Oktober und November 1981. Der Staat zeigt seine Zähne. Sie sind hart wie Schlagstöcke und scharf wie Stacheldraht. Gegen die eigene Bevölkerung läßt die Regierung eine Polizeiarmee aufmarschieren. Der Staatsmacht entgegen stehen Punks neben Freaks neben biederen Bürgern, um gemeinsam einen Wald zu verteidigen, der ihnen allen gehört. Unter den Knüppelschlägen und der Gaseinwirkung fängt manches verrostete Gehirn wieder an zu denken, gerät manches Demokratieverständnis ins Wanken.
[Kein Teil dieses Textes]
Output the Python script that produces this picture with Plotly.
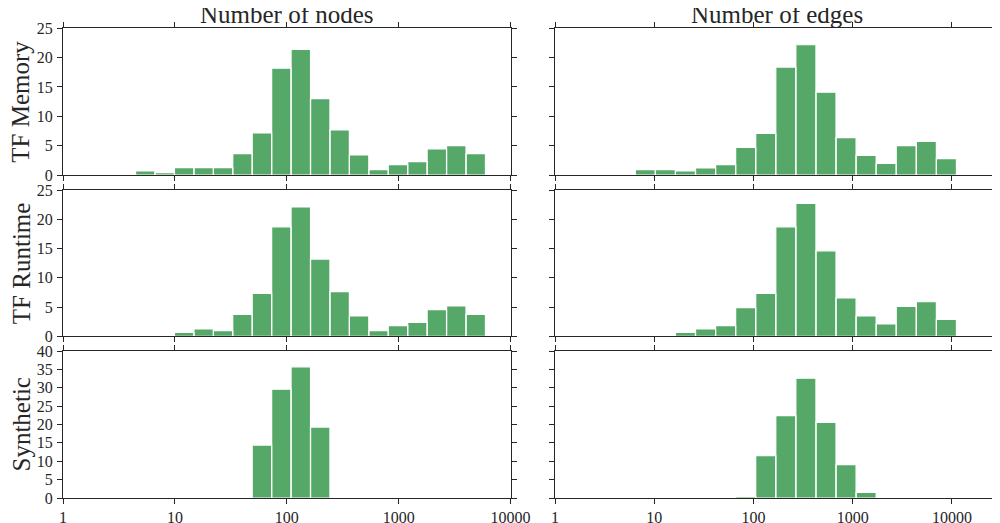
import plotly.graph_objects as go

# ---- data ----
node_bin_edges = [2.0, 2.98, 4.45, 6.64, 9.91, 14.8, 22.1, 32.9, 49.1, 73.3, 109.3,
                  163.1, 243.2, 362.9, 541.4, 807.7, 1205, 1798, 2682, 4002, 5970]
edge_bin_edges = [1.0, 1.593, 2.539, 4.045, 6.442, 10.26, 16.35, 26.05, 41.50, 66.12, 105.3,
                  167.8, 267.3, 425.9, 678.4, 1081, 1722, 2743, 4370, 6963, 11092]

mem_nodes = [0.17, 0.17, 0.68, 0.4, 1.25, 1.25, 1.25, 3.64, 7.16, 18.2, 21.4, 13.0, 7.67,
             3.41, 0.91, 1.76, 2.27, 4.43, 5.0, 3.64]
mem_edges = [0.17, 0, 0, 0.17, 0.91, 0.91, 0.68, 1.19, 1.76, 4.72, 7.1, 18.4, 22.2, 14.1,
             6.36, 3.35, 1.99, 5.0, 5.74, 2.78]
run_nodes = [0, 0, 0, 0, 0.68, 1.25, 0.97, 3.76, 7.35, 18.7, 22.1, 13.2, 7.63, 3.47, 0.97,
             1.82, 2.39, 4.56, 5.18, 3.76]
run_edges = [0, 0, 0, 0, 0, 0, 0.68, 1.25, 1.82, 4.9, 7.35, 18.7, 22.7, 14.6, 6.55, 3.47,
             2.1, 5.1, 5.9, 2.9]
syn_nodes = [0, 0, 0, 0, 0, 0, 0, 0, 14.4, 29.6, 35.7, 19.3, 0, 0, 0, 0, 0, 0, 0, 0]
syn_edges = [0, 0, 0, 0, 0, 0, 0, 0, 0, 0.45, 11.5, 22.4, 32.6, 20.6, 9.07, 1.54, 0, 0, 0, 0]

row_labels = ["TF Memory", "TF Runtime", "Synthetic"]
col_titles = ["Number of nodes", "Number of edges"]
x_tickvals = [1, 10, 100, 1000, 10000]
x_ticktext = ["1", "10", "100", "1000", "10000"]
y_ranges = [[0, 25], [0, 25], [0, 40]]

panels = [
    (mem_nodes, node_bin_edges), (mem_edges, edge_bin_edges),
    (run_nodes, node_bin_edges), (run_edges, edge_bin_edges),
    (syn_nodes, node_bin_edges), (syn_edges, edge_bin_edges),
]

# ---- layout geometry (page has an 8px body margin) ----
OFF = 8
W, H = 1000 - OFF, 523 - OFF
x_px = [(63.0, 510.5), (555.0, 1000.0)]
x_domains = [[(a - OFF) / W, min(1.0, (b - OFF) / W)] for a, b in x_px]
x_ranges = [[0, 4], [0, 4.484]]
y_px = [(28.3, 175.0), (190.0, 336.3), (351.0, 498.0)]
y_domains = [[1 - (b - OFF) / H, 1 - (t - OFF) / H] for t, b in y_px]

GREEN = "#55A868"
AXC = "#262626"
FONT = "Liberation Serif"

fig = go.Figure()


def rects(edges, heights):
    xs, ys = [], []
    for i, h in enumerate(heights):
        if h <= 0:
            continue
        l, r = edges[i], edges[i + 1]
        xs += [l, l, r, r, l, None]
        ys += [0, h, h, 0, 0, None]
    return xs, ys


layout = dict(
    width=W, height=H,
    margin=dict(l=0, r=0, t=0, b=0),
    paper_bgcolor="white", plot_bgcolor="white",
    showlegend=False,
    font=dict(family=FONT, size=16, color=AXC),
)

for k, (vals, edges) in enumerate(panels):
    r, c = divmod(k, 2)
    idx = k + 1
    xs, ys = rects(edges, vals)
    fig.add_trace(go.Scatter(
        x=xs, y=ys, mode="lines", fill="toself", fillcolor=GREEN,
        line=dict(color="white", width=1.2), hoverinfo="skip",
        xaxis=f"x{idx}", yaxis=f"y{idx}",
    ))
    xname = "xaxis" if idx == 1 else f"xaxis{idx}"
    yname = "yaxis" if idx == 1 else f"yaxis{idx}"
    layout[xname] = dict(
        type="log", domain=x_domains[c], range=x_ranges[c], anchor=f"y{idx}",
        tickvals=x_tickvals, ticktext=x_ticktext,
        showticklabels=(r == 2), ticks="outside", ticklen=5, tickwidth=1,
        tickcolor=AXC, showline=True, linecolor=AXC, linewidth=1,
        mirror="allticks", showgrid=False, zeroline=False, automargin=False,
        tickfont=dict(family=FONT, size=16, color=AXC),
    )
    layout[yname] = dict(
        domain=y_domains[r], range=y_ranges[r], anchor=f"x{idx}", dtick=5, tick0=0,
        showticklabels=(c == 0), ticks="outside", ticklen=5, tickwidth=1,
        tickcolor=AXC, showline=True, linecolor=AXC, linewidth=1,
        mirror="allticks", showgrid=False, zeroline=False, automargin=False,
        tickfont=dict(family=FONT, size=16, color=AXC), ticklabelstandoff=1,
    )

annotations = []
for c, t in enumerate(col_titles):
    annotations.append(dict(
        text=t, xref="paper", yref="paper", x=sum(x_domains[c]) / 2, y=1 - (15 - OFF) / H,
        xanchor="center", yanchor="middle", showarrow=False,
        font=dict(family=FONT, size=25, color=AXC),
    ))
for r, t in enumerate(row_labels):
    annotations.append(dict(
        text=t, xref="paper", yref="paper", x=(21 - OFF) / W, y=sum(y_domains[r]) / 2,
        xanchor="center", yanchor="middle", showarrow=False, textangle=-90,
        font=dict(family=FONT, size=25, color=AXC),
    ))
layout["annotations"] = annotations

fig.update_layout(**layout)
fig.write_html("out.html")
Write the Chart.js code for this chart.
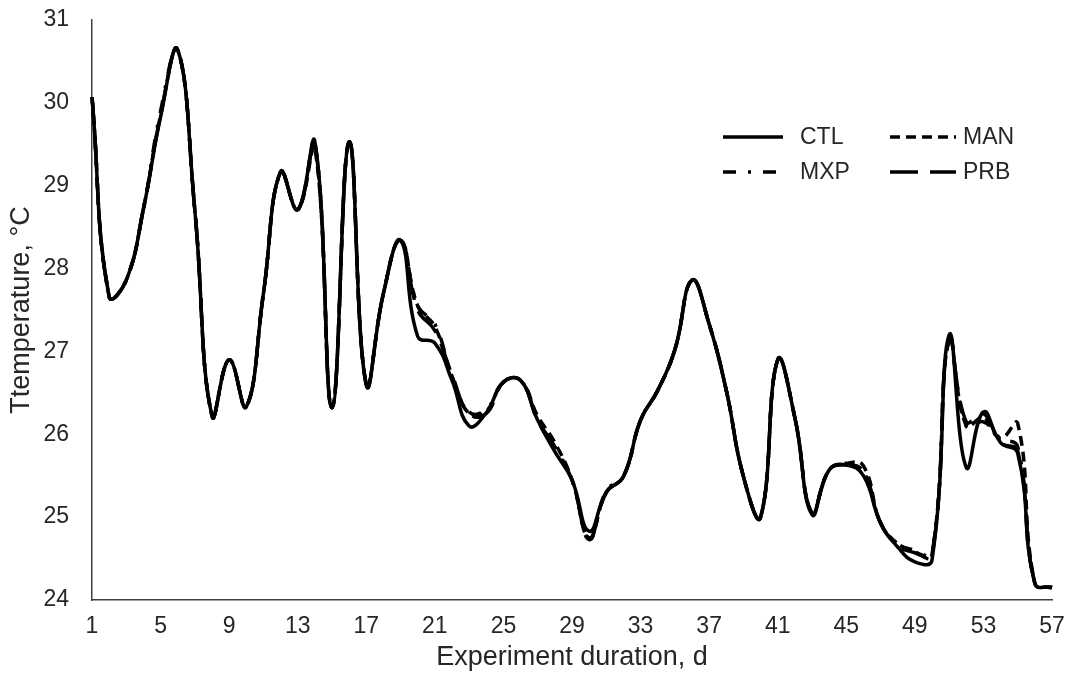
<!DOCTYPE html>
<html>
<head>
<meta charset="utf-8">
<script src="https://cdn.jsdelivr.net/npm/chart.js@4.4.1/dist/chart.umd.min.js"></script>
<style>
  html, body { margin: 0; padding: 0; background: #fff; }
  #wrap { width: 1068px; height: 682px; }
</style>
</head>
<body>
<div id="wrap"><canvas id="tempChart" width="1068" height="682"></canvas></div>
<script>
// days of the experiment
const days = ['1','2','3','4','5','6','7','8','9','10','11','12','13','14','15','16','17','18','19','20',
  '21','22','23','24','25','26','27','28','29','30','31','32','33','34','35','36','37','38','39','40',
  '41','42','43','44','45','46','47','48','49','50','51','52','53','54','55','56','57'];
const xTickLabels = ['1','5','9','13','17','21','25','29','33','37','41','45','49','53','57'];

// temperature, °C
const ctl = [30.07,27.66,27.86,28.72,29.83,30.64,28.7,26.22,26.9,26.33,27.7,29.17,28.71,29.53,26.32,29.53,26.6,27.7,28.34,27.18,
  27.1,26.65,26.1,26.26,26.63,26.65,26.17,25.79,25.45,24.83,25.3,25.49,26.17,26.53,27.02,27.86,27.33,26.53,25.49,25.0,
  26.9,26.2,25.03,25.57,25.63,25.5,24.93,24.64,24.46,24.48,27.2,25.6,26.27,25.9,25.77,24.2,24.15];
const man = [30.07,27.66,27.86,28.72,29.85,30.64,28.7,26.22,26.9,26.33,27.7,29.17,28.71,29.45,26.32,29.53,26.6,27.7,28.34,27.55,
  27.3,26.7,26.25,26.28,26.63,26.65,26.22,25.9,25.45,24.75,25.3,25.49,26.17,26.53,27.02,27.86,27.33,26.53,25.49,25.0,
  26.9,26.2,25.05,25.57,25.65,25.62,24.93,24.68,24.58,24.55,27.15,26.1,26.2,25.95,26.13,24.2,24.15];
const mxp = [30.07,27.66,27.86,28.72,29.9,30.64,28.7,26.22,26.9,26.33,27.7,29.17,28.71,29.53,26.32,29.53,26.6,27.7,28.34,27.55,
  27.33,26.7,26.27,26.3,26.63,26.65,26.17,25.82,25.45,24.73,25.32,25.49,26.17,26.53,27.02,27.86,27.33,26.53,25.49,25.0,
  26.9,26.2,25.05,25.57,25.63,25.55,24.93,24.68,24.6,24.55,27.15,26.1,26.15,25.95,25.85,24.2,24.15];
const prb = [30.07,27.66,27.86,28.72,29.85,30.64,28.7,26.22,26.9,26.33,27.7,29.17,28.71,29.5,26.32,29.53,26.6,27.7,28.34,27.5,
  27.25,26.72,26.25,26.25,26.63,26.65,26.17,25.85,25.45,24.75,25.3,25.49,26.17,26.53,27.02,27.86,27.33,26.53,25.49,25.0,
  26.9,26.2,25.05,25.57,25.63,25.55,24.93,24.66,24.57,24.53,27.15,26.15,26.25,25.9,25.8,24.2,24.15];

const seriesNames = ['CTL', 'MAN', 'MXP', 'PRB'];

const textColor = '#262626';
const axisColor = '#404040';
const fontFamily = '"Liberation Sans", Arial, sans-serif';

// legend drawn in two columns inside the plot, like the original
const legendPlugin = {
  id: 'twoColLegend',
  afterDraw(chart, args, opts) {
    const ctx = chart.ctx;
    ctx.save();
    ctx.font = '23px ' + fontFamily;
    ctx.fillStyle = textColor;
    ctx.textBaseline = 'middle';
    chart.data.datasets.forEach((ds, i) => {
      const col = i % 2, row = Math.floor(i / 2);
      const x = opts.x[col], y = opts.y[row];
      ctx.beginPath();
      ctx.strokeStyle = ds.borderColor;
      ctx.lineWidth = ds.borderWidth;
      ctx.setLineDash(ds.borderDash || []);
      ctx.moveTo(x, y);
      ctx.lineTo(x + opts.lineLen[col], y);
      ctx.stroke();
      ctx.setLineDash([]);
      ctx.fillText(ds.label, opts.textX[col], y + 1);
    });
    ctx.restore();
  }
};

function makeSet(label, data, dash, order) {
  return {
    label: label,
    data: data,
    borderColor: '#000',
    borderWidth: 3.5,
    borderDash: dash,
    borderCapStyle: 'butt',
    pointRadius: 0,
    fill: false,
    tension: 0.45,
    order: order
  };
}

new Chart(document.getElementById('tempChart'), {
  type: 'line',
  data: {
    labels: days,
    datasets: [
      makeSet(seriesNames[0], ctl, [], 0),
      makeSet(seriesNames[1], man, [10, 6], 1),
      makeSet(seriesNames[2], mxp, [13, 12, 3, 12], 2),
      makeSet(seriesNames[3], prb, [28, 12], 3)
    ]
  },
  options: {
    responsive: false,
    animation: false,
    layout: { padding: { top: 20, right: 16, bottom: 0, left: 0 } },
    plugins: {
      legend: { display: false },
      tooltip: { enabled: false },
      twoColLegend: { x: [723, 890], lineLen: [60, 66], textX: [800, 963], y: [137, 172] }
    },
    scales: {
      x: {
        type: 'category',
        offset: false,
        afterFit: s => { s.height = 82; s.paddingLeft = 0; s.paddingRight = 0; },
        grid: { display: false, drawTicks: false },
        border: { display: true, color: axisColor, width: 1.5 },
        ticks: {
          autoSkip: false,
          maxRotation: 0,
          padding: 13,
          color: textColor,
          font: { family: fontFamily, size: 23 },
          callback: function (val, i) {
            const lab = this.getLabelForValue(val);
            return xTickLabels.includes(lab) ? lab : null;
          }
        },
        title: {
          display: true,
          text: 'Experiment duration, d',
          color: textColor,
          font: { family: fontFamily, size: 27 },
          padding: { top: 0, bottom: 8 }
        }
      },
      y: {
        min: 24,
        max: 31,
        afterFit: s => { s.width = 92; s.paddingTop = 0; s.paddingBottom = 0; },
        grid: { display: false, drawTicks: false },
        border: { display: true, color: axisColor, width: 1.5 },
        ticks: {
          stepSize: 1,
          padding: 23,
          color: textColor,
          font: { family: fontFamily, size: 23 }
        },
        title: {
          display: true,
          text: 'Ttemperature, °C',
          color: textColor,
          font: { family: fontFamily, size: 27 },
          padding: { top: 5, bottom: 0 }
        }
      }
    }
  },
  plugins: [legendPlugin]
});
</script>
</body>
</html>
Aufgefangen werden diese Aufnahmen vom Konzertteil durch das verzerrte "Deutschlandlied" von Frank Wolff und dem Kurorchester.

14.11.81. Die Landeshauptstadt Wiesbaden erlebt die größte Demonstration ihrer Geschichte. 150 000 Menschen erteilen der Landesregierung eine Abfuhr. Sie wollen die Politik selbst in die Hand nehmen und fordern einen Volksentscheid. Die knisternde Atmosphäre, die über den Straßen Wiesbadens liegt, geht über in Udo Lindenbergs "Straßenfieber".

Die Filmemacher verhehlen nicht, daß sie parteilich sind – so wie auch die Musiker des Konzerts: die Bots und Inga Rumpf, Udo Lindenberg und das Panikorchester, Jonny Tarne und Peter Maffay Band, Frank Wolff und das Kurorchester, die sich einig wußten mit ihrem zehntausendköpfigen Publikum, dem sie an jenem Abend – ohne Gage versteht sich – die Ohren vollgerockt haben.

Der Kinostart ist für Mitte/Ende Februar 1982 geplant. Die Uraufführung ist ebenfalls im Februar bei dem Internationalen Forum des Jungen Films in Berlin vorgesehen. Hergestellt wird der Film in einer Gemeinschaftsproduktion der Rüsselsheimer Arbeitsgemeinschaft HE-Film, die bereits seit 1978 mit der Bürgerinitiative zusammenarbeitet und drei Kurzfilme gegen die Startbahn gemacht hat, und von der Frankfurter Filmwerkstatt. Gewinne aus dem Film fließen der Bürgerinitiative für ihre weitere Arbeit zu – sie wird es brauchen können. Apropos Gewinne: natürlich haben auch fast alle die Leute, die an der Entstehung des Films mitgearbeitet haben, umsonst gearbeitet, bzw. ihre Honorare zurückgestellt. Viele haben unentgeltlich ihr Film- und Fotomaterial, ihre-Ton- und Videocasetten angeboten.

Auf diese Weise haben sich allein über die Arbeit an dem Film eine ganze Menge Leute kennengelernt – nur so war es möglich, den Film für knappe 130 000 Mark herzustellen (davon 40 000 Mark von der Arbeitsgemeinschaft für das Volksbegehren in Hessen).